A Priceless Van Gogh Painting in Amsterdam Will No Longer Travel to Other Museums

January 24, 2019, 3:08 PM UTC

A major Vincent Van Gogh painting, likely worth hundreds of millions of dollars, will never again leave the Van Gogh Museum in Amsterdam, according to the Associated Press.

Although the museum had previously lent Sunflowers, one of five versions of the painting, to other museums for display, a scan of the painting has shown that its condition makes it too fragile to travel. Other versions of the work are in museums in London, Philadelphia, Tokyo, and Munich.

“We’ve decided that any stresses that the picture could be subjected to were it to travel, were (it) to be lent, that those might be too risky,” Van Gogh Museum director Axel Reuger told AP.

The variations are among Van Gogh’s most iconic, recognized, and loved works. The artist painted them in 1887, possibly because many of the models in Arles, France, where Van Gogh was at the time, were unreliable and the flowers were handy, according to The Telegraph.

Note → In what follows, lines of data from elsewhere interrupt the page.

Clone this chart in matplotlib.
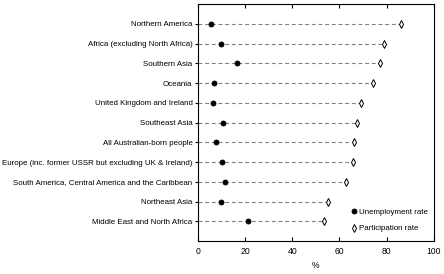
import matplotlib
matplotlib.use("Agg")
import matplotlib.pyplot as plt

plt.rcParams['font.family'] = ['Liberation Sans', 'DejaVu Sans']

categories = [
    "Northern America",
    "Africa (excluding North Africa)",
    "Southern Asia",
    "Oceania",
    "United Kingdom and Ireland",
    "Southeast Asia",
    "All Australian-born people",
    "Europe (inc. former USSR but excluding UK & Ireland)",
    "South America, Central America and the Caribbean",
    "Northeast Asia",
    "Middle East and North Africa",
]
unemployment = [5.7, 9.6, 16.5, 6.6, 6.2, 10.8, 7.7, 10.0, 11.3, 9.6, 21.0]
participation = [85.9, 78.7, 77.2, 74.2, 69.3, 67.3, 66.2, 65.6, 62.7, 55.1, 53.5]
xticks = [0, 20, 40, 60, 80, 100]

fig = plt.figure(figsize=(4.44, 2.74), dpi=100)
ax = fig.add_axes([0.446, 0.120, 0.531, 0.865])

n = len(categories)
ys = [n - i for i in range(n)]

for y, p in zip(ys, participation):
    ax.plot([0, p], [y, y], color='#808080', linestyle=(0, (3.5, 2.5)), linewidth=0.8, zorder=1)

ax.plot(unemployment, ys, linestyle='none', marker='o', markersize=3.6,
        markerfacecolor='black', markeredgecolor='black', markeredgewidth=0.6,
        label='Unemployment rate', zorder=3)
ax.plot(participation, ys, linestyle='none', marker='d', markersize=4.2,
        markerfacecolor='white', markeredgecolor='black', markeredgewidth=0.7,
        label='Participation rate', zorder=3)

ax.set_xlim(0, 100)
ax.set_ylim(0, n + 1)
ax.set_xticks(xticks)
ax.set_xticklabels([str(t) for t in xticks], fontsize=6.2)
ax.set_yticks(ys)
ax.set_yticklabels(categories, fontsize=5.7)
ax.tick_params(axis='x', direction='in', top=True, length=3, width=0.8, pad=4)
ax.tick_params(axis='y', direction='out', length=2, width=0.8, pad=2)
ax.set_xlabel('%', fontsize=6.2, labelpad=4)
for s in ax.spines.values():
    s.set_linewidth(0.8)

leg = ax.legend(loc='lower right', frameon=False, fontsize=5.7, handlelength=0.6,
                handletextpad=0.4, borderaxespad=0.3, labelspacing=1.1,
                bbox_to_anchor=(1.0, 0.013))

fig.savefig('out.png', dpi=100)
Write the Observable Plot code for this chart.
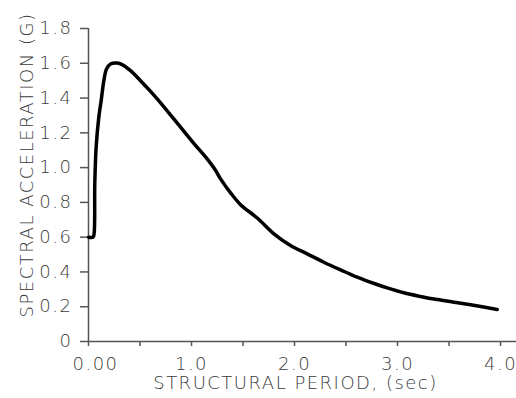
<!DOCTYPE html>
<html><head><meta charset="utf-8">
<script src="https://cdn.jsdelivr.net/npm/d3@7"></script>
<script src="https://cdn.jsdelivr.net/npm/@observablehq/plot@0.6"></script>
<style>body{margin:0;background:#fff}</style>
</head><body><div id="chart"></div>
<script>
const periods = [0, 0.042, 0.052, 0.061, 0.074, 0.1, 0.123, 0.149, 0.175, 0.214, 0.278, 0.327, 0.408, 0.505, 0.6, 0.667, 0.828, 0.925, 1.022, 1.152, 1.233, 1.282, 1.379, 1.476, 1.638, 1.8, 1.961, 2.123, 2.285, 2.447, 2.608, 2.78, 2.9, 3.061, 3.223, 3.385, 3.547, 3.709, 3.968];
const accel   = [0.6, 0.6, 0.61, 0.906, 1.117, 1.29, 1.385, 1.5, 1.567, 1.596, 1.601, 1.592, 1.558, 1.5, 1.44, 1.395, 1.28, 1.21, 1.14, 1.05, 0.985, 0.935, 0.855, 0.787, 0.71, 0.619, 0.552, 0.504, 0.456, 0.412, 0.37, 0.332, 0.308, 0.28, 0.259, 0.241, 0.226, 0.211, 0.184];
const yTicks = [0, 0.2, 0.4, 0.6, 0.8, 1.0, 1.2, 1.4, 1.6, 1.8];
const yTickLabels = ["0", "0.2", "0.4", "0.6", "0.8", "1.0", "1.2", "1.4", "1.6", "1.8"];
const xTicks = [1, 2, 3, 4];
const xTickLabels = ["1.0", "2.0", "3.0", "4.0"];
const xZeroTick = [0];
const xZeroLabel = "0.00";
const xMinorTicks = [0, 0.5, 1.5, 2.5, 3.5];
const xTitle = "STRUCTURAL PERIOD, (sec)";
const yTitle = "SPECTRAL ACCELERATION (G)";

const data = periods.map((p, i) => ({period: p, accel: accel[i]}));
const ink = "#3a3a3a";
const axisInk = "#555";

const chart = Plot.plot({
  width: 516, height: 398,
  marginLeft: 88, marginRight: 0, marginTop: 28, marginBottom: 57,
  style: {fontFamily: "'DejaVu Sans', sans-serif", fontSize: "18px", fontWeight: 300, color: ink, background: "#fff", letterSpacing: "1.5px"},
  x: {domain: [0, 4.155]},
  y: {domain: [0, 1.8]},
  marks: [
    Plot.ruleX([0], {stroke: axisInk, strokeWidth: 1.5}),
    Plot.ruleY([0], {stroke: axisInk, strokeWidth: 1.5}),
    Plot.axisY({ticks: yTicks, tickFormat: d => yTickLabels[yTicks.indexOf(d)], tickSize: 8, tickPadding: 8, label: null, stroke: axisInk, strokeWidth: 1.5, fill: ink}),
    Plot.axisX({ticks: xTicks, tickFormat: d => xTickLabels[xTicks.indexOf(d)], tickSize: 5, tickPadding: 11, label: null, stroke: axisInk, strokeWidth: 1.5, fill: ink}),
    Plot.axisX({ticks: xMinorTicks, tickSize: 5, fill: "none", stroke: axisInk, strokeWidth: 1.5}),
    Plot.axisX({ticks: xZeroTick, tickFormat: () => xZeroLabel, tickSize: 0, tickPadding: 16, dx: 7, label: null, fill: ink}),
    Plot.line(data, {x: "period", y: "accel", stroke: "#000", strokeWidth: 3.5, curve: "catmull-rom", strokeLinejoin: "round"}),
    Plot.text([yTitle], {frameAnchor: "left", textAnchor: "middle", lineAnchor: "middle", rotate: -90, dx: -61, dy: -20, fill: ink}),
    Plot.text([xTitle], {frameAnchor: "bottom", textAnchor: "middle", lineAnchor: "middle", dx: -7, dy: 42, fill: ink})
  ]
});
document.getElementById("chart").append(chart);
</script>
</body></html>
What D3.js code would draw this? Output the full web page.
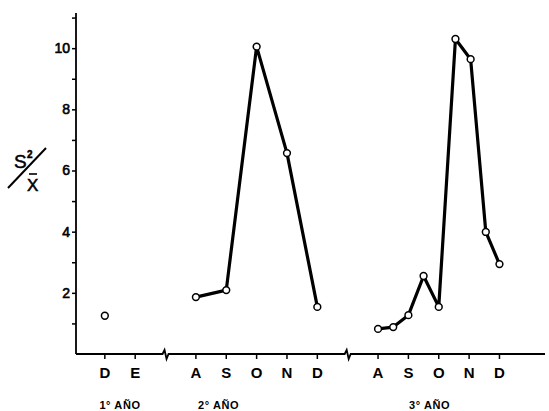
<!DOCTYPE html>
<html>
<head>
<meta charset="utf-8">
<script src="https://cdn.jsdelivr.net/npm/d3@7"></script>
<style>
  body { margin: 0; background: #fff; }
  svg { font-family: "Liberation Sans", Arial, sans-serif; }
</style>
</head>
<body>
<div id="chart"></div>
<script>
// month ticks on a continuous position axis (gaps mark the breaks)
const monthLabels = ["D", "E", "A", "S", "O", "N", "D", "A", "S", "O", "N", "D"];
const monthPos = [0, 1, 3, 4, 5, 6, 7, 9, 10, 11, 12, 13];
const breakPos = [2, 8];
const yearLabels = ["1° AÑO", "2° AÑO", "3° AÑO"];
const yearPos = [0.5, 3.75, 10.7];

const yTicks = [1, 2, 3, 4, 5, 6, 7, 8, 9, 10, 11];

// S²/x̄ values
const year1Pos = [0];
const year1Val = [1.25];
const year2Pos = [3, 4, 5, 6, 7];
const year2Val = [1.86, 2.09, 10.05, 6.57, 1.54];
const year3Pos = [9, 9.5, 10, 10.5, 11, 11.55, 12.05, 12.55, 13];
const year3Val = [0.82, 0.88, 1.27, 2.55, 1.54, 10.3, 9.64, 3.99, 2.94];

const width = 549, height = 411;
const svg = d3.select("#chart").append("svg")
    .attr("width", width)
    .attr("height", height);

const x = d3.scaleLinear().domain([-0.95, 14.5]).range([76, 545]);
const y = d3.scaleLinear().domain([0, 11.15]).range([354, 13]);

// y axis
const yAxis = d3.axisLeft(y)
    .tickValues(yTicks)
    .tickSize(4)
    .tickFormat(d => d % 2 === 0 ? d : "");
const gy = svg.append("g")
    .attr("transform", `translate(${x(-0.95)},0)`)
    .call(yAxis);
gy.select(".domain").attr("d", `M0,${y(0)}V${y(11.15)}`).attr("stroke-width", 1.8);
gy.selectAll(".tick line").attr("stroke-width", 1.5);
gy.selectAll(".tick text")
    .attr("x", -6)
    .attr("font-size", 14)
    .attr("fill", "#000")
    .attr("stroke", "#000")
    .attr("stroke-width", 0.6);

// x axis with break marks
const y0 = y(0);
let xd = `M${x(-0.95)},${y0}`;
breakPos.forEach(b => {
  const bx = x(b);
  xd += `H${bx - 3}L${bx - 1},${y0 - 4}L${bx + 1},${y0 + 5}L${bx + 3},${y0}`;
});
xd += `H${x(14.5)}`;
svg.append("path")
    .attr("d", xd)
    .attr("fill", "none")
    .attr("stroke", "#000")
    .attr("stroke-width", 1.8);

const xg = svg.append("g");
xg.selectAll("line.xt")
  .data(monthPos)
  .join("line")
    .attr("x1", d => x(d)).attr("x2", d => x(d))
    .attr("y1", y0).attr("y2", y0 + 5)
    .attr("stroke", "#000")
    .attr("stroke-width", 1.5);
xg.selectAll("text.xl")
  .data(monthLabels)
  .join("text")
    .attr("x", (d, i) => x(monthPos[i]))
    .attr("y", 378)
    .attr("text-anchor", "middle")
    .attr("font-size", 15)
    .attr("font-weight", "bold")
    .text(d => d);
xg.selectAll("text.yr")
  .data(yearLabels)
  .join("text")
    .attr("x", (d, i) => x(yearPos[i]))
    .attr("y", 409)
    .attr("text-anchor", "middle")
    .attr("font-size", 11)
    .attr("font-weight", "bold")
    .attr("letter-spacing", 0.6)
    .text(d => d);

// y label S²/x̄
const lab = svg.append("g")
    .attr("stroke", "#000").attr("stroke-width", 0.5);
lab.append("text")
    .attr("x", 14).attr("y", 168)
    .attr("font-size", 19)
    .text("S");
lab.append("text")
    .attr("x", 27).attr("y", 158)
    .attr("font-size", 10)
    .attr("font-weight", "bold")
    .text("2");
lab.append("line")
    .attr("x1", 8).attr("y1", 188)
    .attr("x2", 46).attr("y2", 148)
    .attr("stroke-width", 2);
lab.append("text")
    .attr("x", 27).attr("y", 191)
    .attr("font-size", 17)
    .text("X");
lab.append("line")
    .attr("x1", 29).attr("y1", 174)
    .attr("x2", 37).attr("y2", 174)
    .attr("stroke-width", 1.6);

// series
const series = [
  year1Pos.map((p, i) => [p, year1Val[i]]),
  year2Pos.map((p, i) => [p, year2Val[i]]),
  year3Pos.map((p, i) => [p, year3Val[i]])
];
const line = d3.line().x(d => x(d[0])).y(d => y(d[1]));

series.forEach(s => {
  if (s.length > 1) {
    svg.append("path")
        .datum(s)
        .attr("d", line)
        .attr("fill", "none")
        .attr("stroke", "#000")
        .attr("stroke-width", 3.2)
        .attr("stroke-linejoin", "round");
  }
  svg.append("g").selectAll("circle")
    .data(s)
    .join("circle")
      .attr("cx", d => x(d[0]))
      .attr("cy", d => y(d[1]))
      .attr("r", 3.4)
      .attr("fill", "#fff")
      .attr("stroke", "#000")
      .attr("stroke-width", 1.5);
});
</script>
</body>
</html>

The value of the painting could only be speculated, as major Van Gogh works rarely come up for sale, but it is considered virtually priceless, as The Guardian has reported.

One of the series sold in 1987 for $39.9 million, according to the New York Times. That was nearly five times the opening bid at the Christie’s auction and was the equivalent of $90.2 million today, taking inflation into account.

But prices for art rise much faster than inflation. When Leonardo da Vinci’s Salvator Mundi sold in 2017 to Abu Dhabi’s Department of Culture and Tourism, it was for $450.3 million. There is no telling how much one of the Sunflowers would fetch today.